De plus, la recherche de l’unité entre les chrétiens doit s’étendre à nos relations avec toutes les églises chrétiennes. En novembre dernier, nous avons célébré le 50e anniversaire du décret sur l’œcuménisme, pour la restauration de l’unité entre les chrétiens, qui est paru suite au Concile Vatican II. La conférence des évêques du Canada a même publié un document, « Une Église en dialogue », qui donne un compte rendu des progrès mais aussi des défis qui apparaissent dans le dialogue œcuménique depuis le Concile jusqu’à aujourd’hui. Le document évoque d’ailleurs le rôle de la prière pour et avec d’autres chrétiens. Cette prière, comme on l’affirme, peut renforcer notre désir de communion et soutenir notre dialogue.
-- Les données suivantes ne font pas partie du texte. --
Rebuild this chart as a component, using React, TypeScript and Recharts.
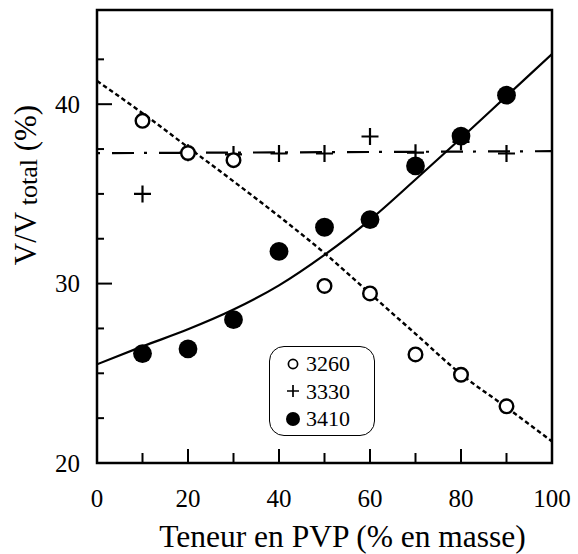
import React from "react";
import { ComposedChart, Legend, Line, ReferenceArea, Scatter, XAxis, YAxis } from "recharts";

const FONT = "'Liberation Serif', Tinos, 'Times New Roman', 'DejaVu Serif', serif";

// wavenumber bands (cm-1) shown in the legend
const SERIES_NAMES = ["3260", "3330", "3410"];

const PVP_3260 = [10, 20, 30, 50, 60, 70, 80, 90];
const V_3260 = [39.07, 37.28, 36.88, 29.87, 29.45, 26.05, 24.92, 23.16];

const PVP_3330 = [10, 20, 30, 40, 50, 60, 70, 80, 90];
const V_3330 = [35.0, 37.3, 37.2, 37.25, 37.25, 38.2, 37.3, 37.9, 37.25];

const PVP_3410 = [10, 20, 30, 40, 50, 60, 70, 80, 90];
const V_3410 = [26.1, 26.36, 27.99, 31.8, 33.14, 33.57, 36.56, 38.22, 40.5];

// fitted curves
const FIT_X = [0, 10, 20, 30, 40, 50, 60, 70, 80, 90, 100];
const FIT_3260 = [41.3, 39.5, 37.6, 35.7, 33.75, 31.7, 29.45, 27.2, 24.95, 23.1, 21.2];
const FIT_3410 = [25.5, 26.5, 27.45, 28.55, 29.9, 31.6, 33.55, 35.8, 38.1, 40.45, 42.8];
const FIT_3330_X = [0, 100];
const FIT_3330 = [37.27, 37.38];

const X_TICKS = [0, 10, 20, 30, 40, 50, 60, 70, 80, 90, 100];
const X_LABELS = [0, 20, 40, 60, 80, 100];
const Y_TICKS = [20, 22.5, 25, 27.5, 30, 32.5, 35, 37.5, 40, 42.5];
const Y_LABELS = [20, 30, 40];

const pts = (xs: number[], ys: number[]) => xs.map((x, i) => ({ x, y: ys[i] }));

const textStyle = { fontFamily: FONT, fill: "#000" };

const OpenDot = ({ cx, cy }: any) => (
  <circle cx={cx} cy={cy} r={6.8} fill="#fff" stroke="#000" strokeWidth={2.4} />
);
const PlusMark = ({ cx, cy }: any) => (
  <path d={`M${cx - 8.5},${cy}H${cx + 8.5}M${cx},${cy - 8.5}V${cy + 8.5}`} stroke="#000" strokeWidth={2.2} fill="none" />
);
const FilledDot = ({ cx, cy }: any) => <circle cx={cx} cy={cy} r={9.4} fill="#000" />;

function XTick({ x, y, payload }: any) {
  const v = payload.value;
  const labelled = X_LABELS.includes(v);
  return (
    <g>
      {v > 0 && v < 100 && (
        <line x1={x} y1={y} x2={x} y2={y - (labelled ? 14 : 10)} stroke="#000" strokeWidth={2} />
      )}
      {labelled && (
        <text x={x} y={y + 44} textAnchor="middle" fontSize={25} style={textStyle}>
          {v}
        </text>
      )}
    </g>
  );
}

function YTick({ x, y, payload }: any) {
  const v = payload.value;
  const labelled = Y_LABELS.includes(v);
  return (
    <g>
      {v > 20 && (
        <line x1={x} y1={y} x2={x + (labelled ? 15 : 7)} y2={y} stroke="#000" strokeWidth={2} />
      )}
      {labelled && (
        <text x={x - 17} y={y + 8.5} textAnchor="end" fontSize={25} style={textStyle}>
          {v}
        </text>
      )}
    </g>
  );
}

function XTitle({ viewBox }: any) {
  const { x = 97, y = 463, width = 455 } = viewBox || {};
  return (
    <text x={x + width / 2 + 18} y={y + 84} textAnchor="middle" fontSize={31.5} style={textStyle}>
      Teneur en PVP (% en masse)
    </text>
  );
}

function YTitle({ viewBox }: any) {
  const { x = 0, y = 10 } = viewBox || {};
  const tx = x + 36;
  const ty = y + 175;
  return (
    <text
      x={tx}
      y={ty}
      transform={`rotate(-90, ${tx}, ${ty})`}
      textAnchor="middle"
      fontSize={31}
      style={textStyle}
    >
      <tspan>V/V</tspan>
      <tspan fontSize={26} dy={1}> total</tspan>
      <tspan dy={-1}> (%)</tspan>
    </text>
  );
}

function LegendMarker({ i }: { i: number }) {
  return (
    <svg width={16} height={16} style={{ display: "block" }}>
      {i === 0 && <circle cx={8} cy={8} r={4.6} fill="#fff" stroke="#000" strokeWidth={1.7} />}
      {i === 1 && <path d="M2,8H14M8,2V14" stroke="#000" strokeWidth={1.7} />}
      {i === 2 && <circle cx={8} cy={8} r={7} fill="#000" />}
    </svg>
  );
}

function LegendBox() {
  return (
    <div
      style={{
        boxSizing: "border-box",
        width: 106,
        height: 90,
        border: "1.7px solid #000",
        borderRadius: 15,
        background: "#fff",
        padding: "3px 0 0 15px",
        fontFamily: FONT,
        fontSize: 22,
        lineHeight: "27.5px",
        color: "#000",
      }}
    >
      {SERIES_NAMES.map((name, i) => (
        <div key={name} style={{ display: "flex", alignItems: "center", height: 27.5 }}>
          <LegendMarker i={i} />
          <span style={{ marginLeft: 5 }}>{name}</span>
        </div>
      ))}
    </div>
  );
}

export default function App() {
  return (
    <div style={{ position: "absolute", left: 0, top: 0, width: 578, height: 554, background: "#fff" }}>
      <ComposedChart width={578} height={554} margin={{ top: 10, right: 26, left: 0, bottom: 0 }}>
        <XAxis
          type="number"
          dataKey="x"
          domain={[0, 100]}
          ticks={X_TICKS}
          interval={0}
          allowDataOverflow
          axisLine={false}
          tickLine={false}
          tickSize={0}
          tickMargin={0}
          height={91}
          tick={<XTick />}
          label={{ content: (p: any) => <XTitle viewBox={p.viewBox} /> }}
        />
        <YAxis
          type="number"
          dataKey="y"
          domain={[20, 45.25]}
          ticks={Y_TICKS}
          interval={0}
          allowDataOverflow
          axisLine={false}
          tickLine={false}
          tickSize={0}
          tickMargin={0}
          width={97}
          tick={<YTick />}
          label={{ content: (p: any) => <YTitle viewBox={p.viewBox} /> }}
        />
        <ReferenceArea x1={0} x2={100} y1={20} y2={45.25} fill="none" stroke="#000" strokeWidth={2.5} />
        <Line
          data={pts(FIT_X, FIT_3260)}
          dataKey="y"
          type="monotone"
          stroke="#000"
          strokeWidth={2.4}
          strokeDasharray="4.5 3"
          dot={false}
          activeDot={false}
          isAnimationActive={false}
        />
        <Line
          data={pts(FIT_3330_X, FIT_3330)}
          dataKey="y"
          type="linear"
          stroke="#000"
          strokeWidth={2.2}
          strokeDasharray="3 12 22 10"
          dot={false}
          activeDot={false}
          isAnimationActive={false}
        />
        <Line
          data={pts(FIT_X, FIT_3410)}
          dataKey="y"
          type="monotone"
          stroke="#000"
          strokeWidth={2.2}
          dot={false}
          activeDot={false}
          isAnimationActive={false}
        />
        <Scatter name={SERIES_NAMES[1]} data={pts(PVP_3330, V_3330)} shape={PlusMark} isAnimationActive={false} />
        <Scatter name={SERIES_NAMES[0]} data={pts(PVP_3260, V_3260)} shape={OpenDot} isAnimationActive={false} />
        <Scatter name={SERIES_NAMES[2]} data={pts(PVP_3410, V_3410)} shape={FilledDot} isAnimationActive={false} />
        <Legend
          layout="vertical"
          align="center"
          verticalAlign="middle"
          content={() => <LegendBox />}
          wrapperStyle={{ left: 269, top: 346, width: 106, height: 90 }}
        />
      </ComposedChart>
    </div>
  );
}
Je dois laisser le dernier mot au pape François qui nous rappelle que « nous sommes pèlerins, et que nous pérégrinons ensemble. Pour cela il faut confier son cœur au compagnon de route sans méfiance, sans méfiance, et viser avant tout ce que nous cherchons : la paix dans le visage unique de Dieu » (Evangelii Gaudium, 244).